## [What is expected]
Your copy of the material below should match it exactly, except that it holds no pictures.

## [Provided material]
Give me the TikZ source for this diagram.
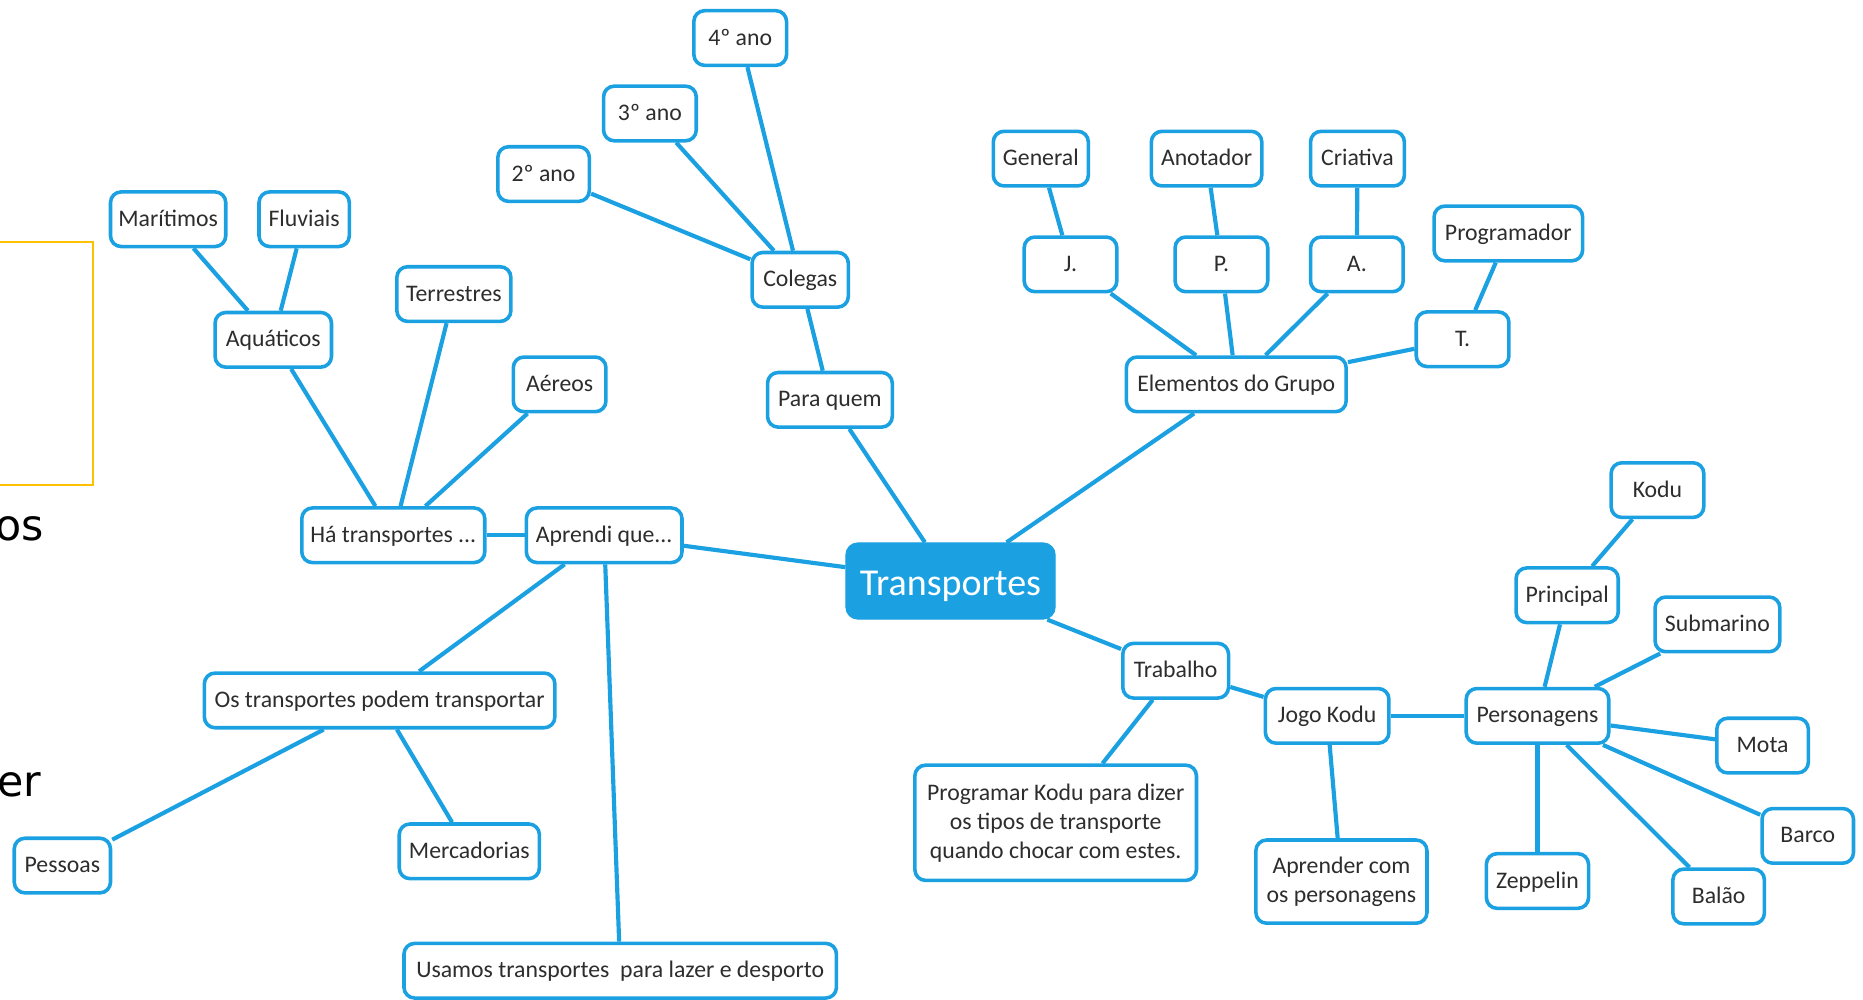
\documentclass[tikz,border=0pt]{standalone}
\usepackage{fontspec}
\setmainfont{Carlito}
\newfontfamily\fragfont{DejaVu Sans}
\usetikzlibrary{backgrounds}
\definecolor{mblue}{RGB}{27,161,226}
\definecolor{txtgray}{RGB}{45,45,45}
\definecolor{ygold}{RGB}{255,192,0}
\tikzset{
  box/.style={draw=mblue, line width=3pt, rounded corners=9pt, fill=white,
    text=txtgray, font=\fontsize{20}{24.5}\selectfont, inner sep=0pt,
    minimum height=46pt, align=center},
  sbox/.style={box, text height=17pt, text depth=5pt},
  rootbox/.style={draw=mblue, line width=1pt, rounded corners=10pt, fill=mblue,
    text=white, font=\fontsize{32}{36}\selectfont, inner sep=0pt,
    minimum width=176pt, minimum height=64pt, text height=28pt, text depth=4pt},
  link/.style={draw=mblue, line width=3.5pt},
  frag/.style={font=\fragfont\fontsize{36}{40}\selectfont, text=black, inner sep=0pt, anchor=base east}
}
\begin{document}
\begin{tikzpicture}[x=1pt,y=-1pt]
\useasboundingbox (0,0) rectangle (1568,841);
% fragments at left edge
\draw[ygold, line width=1.5pt] (-10,204) rectangle (78,408);
\node[frag] (fos) at (37,455) {os};
\node[frag] (fer) at (35,670) {er};
% root
\node[rootbox] (root) at (800,489) {Transportes};
% left branch
\node[sbox, minimum width=97pt] (mar) at (141.5,184.5) {Marítimos};
\node[sbox, minimum width=76pt] (flu) at (256,184.5) {Fluviais};
\node[sbox, minimum width=98pt] (aqu) at (230,286) {Aquáticos};
\node[sbox, minimum width=96pt] (ter) at (382,247.5) {Terrestres};
\node[sbox, minimum width=78pt] (aer) at (471,323.5) {Aéreos};
\node[sbox, minimum width=154pt] (ha) at (331,450.5) {Há transportes ...};
\node[sbox, minimum width=131pt] (apr) at (508.5,450.5) {Aprendi que...};
\node[sbox, minimum width=295pt] (ost) at (319.5,589.5) {Os transportes podem transportar};
\node[sbox, minimum width=81pt] (pes) at (52.5,728.5) {Pessoas};
\node[sbox, minimum width=118pt] (mer) at (395,716.5) {Mercadorias};
\node[sbox, minimum width=364pt] (usa) at (522,817) {Usamos transportes\ \ para lazer e desporto};
% top branch
\node[sbox, minimum width=77pt] (a2) at (457.5,146.5) {2º ano};
\node[sbox, minimum width=78pt] (a3) at (547,95.5) {3º ano};
\node[sbox, minimum width=78pt] (a4) at (623,32) {4º ano};
\node[sbox, minimum width=81pt] (col) at (673.5,235.5) {Colegas};
\node[sbox, minimum width=105pt] (para) at (698.5,336.5) {Para quem};
% group branch
\node[sbox, minimum width=80pt] (gen) at (876,133.5) {General};
\node[sbox, minimum width=93pt] (ano) at (1015.5,133.5) {Anotador};
\node[sbox, minimum width=79pt] (cri) at (1142.5,133.5) {Criativa};
\node[sbox, minimum width=78pt] (nj) at (901,222.5) {J.};
\node[sbox, minimum width=78pt] (np) at (1028,222.5) {P.};
\node[sbox, minimum width=78pt] (na) at (1142,222.5) {A.};
\node[sbox, minimum width=125pt] (prog) at (1269.5,196.5) {Programador};
\node[sbox, minimum width=78pt] (nt) at (1231,285.5) {T.};
\node[sbox, minimum width=185pt] (ele) at (1040.5,323.5) {Elementos do Grupo};
% right-bottom branch
\node[sbox, minimum width=78pt] (kodu) at (1395,412.5) {Kodu};
\node[sbox, minimum width=86pt] (pri) at (1319,501) {Principal};
\node[sbox, minimum width=105pt] (sub) at (1445.5,525.5) {Submarino};
\node[sbox, minimum width=120pt] (pers) at (1294,602.5) {Personagens};
\node[sbox, minimum width=77pt] (mota) at (1483.5,627.5) {Mota};
\node[sbox, minimum width=77pt] (barco) at (1521.5,703.5) {Barco};
\node[sbox, minimum width=77pt] (balao) at (1446.5,754.5) {Balão};
\node[sbox, minimum width=86pt] (zep) at (1294,741.5) {Zeppelin};
\node[sbox, minimum width=89pt] (trab) at (989.5,564.5) {Trabalho};
\node[sbox, minimum width=104pt] (jogo) at (1117,602.5) {Jogo Kodu};
\node[box, minimum width=144pt, minimum height=70pt] (aprc) at (1129,742) {Aprender com\\os personagens};
\node[box, minimum width=237pt, minimum height=97pt] (prk) at (888.5,692.5) {Programar Kodu para dizer\\os tipos de transporte\\quando chocar com estes.};
% connectors
\begin{pgfonlayer}{background}
\draw[link] (mar) -- (aqu);
\draw[link] (flu) -- (aqu);
\draw[link] (aqu) -- (ha);
\draw[link] (ter) -- (ha);
\draw[link] (aer) -- (ha);
\draw[link] (ha) -- (apr);
\draw[link] (apr) -- (root);
\draw[link] (apr) -- (ost);
\draw[link] (apr) -- (usa);
\draw[link] (ost) -- (pes);
\draw[link] (ost) -- (mer);
\draw[link] (a2) -- (col);
\draw[link] (a3) -- (col);
\draw[link] (a4) -- (col);
\draw[link] (col) -- (para);
\draw[link] (para) -- (root);
\draw[link] (root) -- (ele);
\draw[link] (ele) -- (nj);
\draw[link] (ele) -- (np);
\draw[link] (ele) -- (na);
\draw[link] (ele) -- (nt);
\draw[link] (nj) -- (gen);
\draw[link] (np) -- (ano);
\draw[link] (na) -- (cri);
\draw[link] (nt) -- (prog);
\draw[link] (root) -- (trab);
\draw[link] (trab) -- (prk);
\draw[link] (trab) -- (jogo);
\draw[link] (jogo) -- (aprc);
\draw[link] (jogo) -- (pers);
\draw[link] (pers) -- (pri);
\draw[link] (pri) -- (kodu);
\draw[link] (pers) -- (sub);
\draw[link] (pers) -- (mota);
\draw[link] (pers) -- (barco);
\draw[link] (pers) -- (balao);
\draw[link] (pers) -- (zep);
\end{pgfonlayer}
\end{tikzpicture}
\end{document}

## [Written answer]
Give me the TikZ source for this diagram.
\documentclass[tikz,border=0pt]{standalone}
\usepackage{fontspec}
\setmainfont{Carlito}
\newfontfamily\fragfont{DejaVu Sans}
\usetikzlibrary{backgrounds}
\definecolor{mblue}{RGB}{27,161,226}
\definecolor{txtgray}{RGB}{45,45,45}
\definecolor{ygold}{RGB}{255,192,0}
\tikzset{
  box/.style={draw=mblue, line width=3pt, rounded corners=9pt, fill=white,
    text=txtgray, font=\fontsize{20}{24.5}\selectfont, inner sep=0pt,
    minimum height=46pt, align=center},
  sbox/.style={box, text height=17pt, text depth=5pt},
  rootbox/.style={draw=mblue, line width=1pt, rounded corners=10pt, fill=mblue,
    text=white, font=\fontsize{32}{36}\selectfont, inner sep=0pt,
    minimum width=176pt, minimum height=64pt, text height=28pt, text depth=4pt},
  link/.style={draw=mblue, line width=3.5pt},
  frag/.style={font=\fragfont\fontsize{36}{40}\selectfont, text=black, inner sep=0pt, anchor=base east}
}
\begin{document}
\begin{tikzpicture}[x=1pt,y=-1pt]
\useasboundingbox (0,0) rectangle (1568,841);
% fragments at left edge
\draw[ygold, line width=1.5pt] (-10,204) rectangle (78,408);
\node[frag] (fos) at (37,455) {os};
\node[frag] (fer) at (35,670) {er};
% root
\node[rootbox] (root) at (800,489) {Transportes};
% left branch
\node[sbox, minimum width=97pt] (mar) at (141.5,184.5) {Marítimos};
\node[sbox, minimum width=76pt] (flu) at (256,184.5) {Fluviais};
\node[sbox, minimum width=98pt] (aqu) at (230,286) {Aquáticos};
\node[sbox, minimum width=96pt] (ter) at (382,247.5) {Terrestres};
\node[sbox, minimum width=78pt] (aer) at (471,323.5) {Aéreos};
\node[sbox, minimum width=154pt] (ha) at (331,450.5) {Há transportes ...};
\node[sbox, minimum width=131pt] (apr) at (508.5,450.5) {Aprendi que...};
\node[sbox, minimum width=295pt] (ost) at (319.5,589.5) {Os transportes podem transportar};
\node[sbox, minimum width=81pt] (pes) at (52.5,728.5) {Pessoas};
\node[sbox, minimum width=118pt] (mer) at (395,716.5) {Mercadorias};
\node[sbox, minimum width=364pt] (usa) at (522,817) {Usamos transportes\ \ para lazer e desporto};
% top branch
\node[sbox, minimum width=77pt] (a2) at (457.5,146.5) {2º ano};
\node[sbox, minimum width=78pt] (a3) at (547,95.5) {3º ano};
\node[sbox, minimum width=78pt] (a4) at (623,32) {4º ano};
\node[sbox, minimum width=81pt] (col) at (673.5,235.5) {Colegas};
\node[sbox, minimum width=105pt] (para) at (698.5,336.5) {Para quem};
% group branch
\node[sbox, minimum width=80pt] (gen) at (876,133.5) {General};
\node[sbox, minimum width=93pt] (ano) at (1015.5,133.5) {Anotador};
\node[sbox, minimum width=79pt] (cri) at (1142.5,133.5) {Criativa};
\node[sbox, minimum width=78pt] (nj) at (901,222.5) {J.};
\node[sbox, minimum width=78pt] (np) at (1028,222.5) {P.};
\node[sbox, minimum width=78pt] (na) at (1142,222.5) {A.};
\node[sbox, minimum width=125pt] (prog) at (1269.5,196.5) {Programador};
\node[sbox, minimum width=78pt] (nt) at (1231,285.5) {T.};
\node[sbox, minimum width=185pt] (ele) at (1040.5,323.5) {Elementos do Grupo};
% right-bottom branch
\node[sbox, minimum width=78pt] (kodu) at (1395,412.5) {Kodu};
\node[sbox, minimum width=86pt] (pri) at (1319,501) {Principal};
\node[sbox, minimum width=105pt] (sub) at (1445.5,525.5) {Submarino};
\node[sbox, minimum width=120pt] (pers) at (1294,602.5) {Personagens};
\node[sbox, minimum width=77pt] (mota) at (1483.5,627.5) {Mota};
\node[sbox, minimum width=77pt] (barco) at (1521.5,703.5) {Barco};
\node[sbox, minimum width=77pt] (balao) at (1446.5,754.5) {Balão};
\node[sbox, minimum width=86pt] (zep) at (1294,741.5) {Zeppelin};
\node[sbox, minimum width=89pt] (trab) at (989.5,564.5) {Trabalho};
\node[sbox, minimum width=104pt] (jogo) at (1117,602.5) {Jogo Kodu};
\node[box, minimum width=144pt, minimum height=70pt] (aprc) at (1129,742) {Aprender com\\os personagens};
\node[box, minimum width=237pt, minimum height=97pt] (prk) at (888.5,692.5) {Programar Kodu para dizer\\os tipos de transporte\\quando chocar com estes.};
% connectors
\begin{pgfonlayer}{background}
\draw[link] (mar) -- (aqu);
\draw[link] (flu) -- (aqu);
\draw[link] (aqu) -- (ha);
\draw[link] (ter) -- (ha);
\draw[link] (aer) -- (ha);
\draw[link] (ha) -- (apr);
\draw[link] (apr) -- (root);
\draw[link] (apr) -- (ost);
\draw[link] (apr) -- (usa);
\draw[link] (ost) -- (pes);
\draw[link] (ost) -- (mer);
\draw[link] (a2) -- (col);
\draw[link] (a3) -- (col);
\draw[link] (a4) -- (col);
\draw[link] (col) -- (para);
\draw[link] (para) -- (root);
\draw[link] (root) -- (ele);
\draw[link] (ele) -- (nj);
\draw[link] (ele) -- (np);
\draw[link] (ele) -- (na);
\draw[link] (ele) -- (nt);
\draw[link] (nj) -- (gen);
\draw[link] (np) -- (ano);
\draw[link] (na) -- (cri);
\draw[link] (nt) -- (prog);
\draw[link] (root) -- (trab);
\draw[link] (trab) -- (prk);
\draw[link] (trab) -- (jogo);
\draw[link] (jogo) -- (aprc);
\draw[link] (jogo) -- (pers);
\draw[link] (pers) -- (pri);
\draw[link] (pri) -- (kodu);
\draw[link] (pers) -- (sub);
\draw[link] (pers) -- (mota);
\draw[link] (pers) -- (barco);
\draw[link] (pers) -- (balao);
\draw[link] (pers) -- (zep);
\end{pgfonlayer}
\end{tikzpicture}
\end{document}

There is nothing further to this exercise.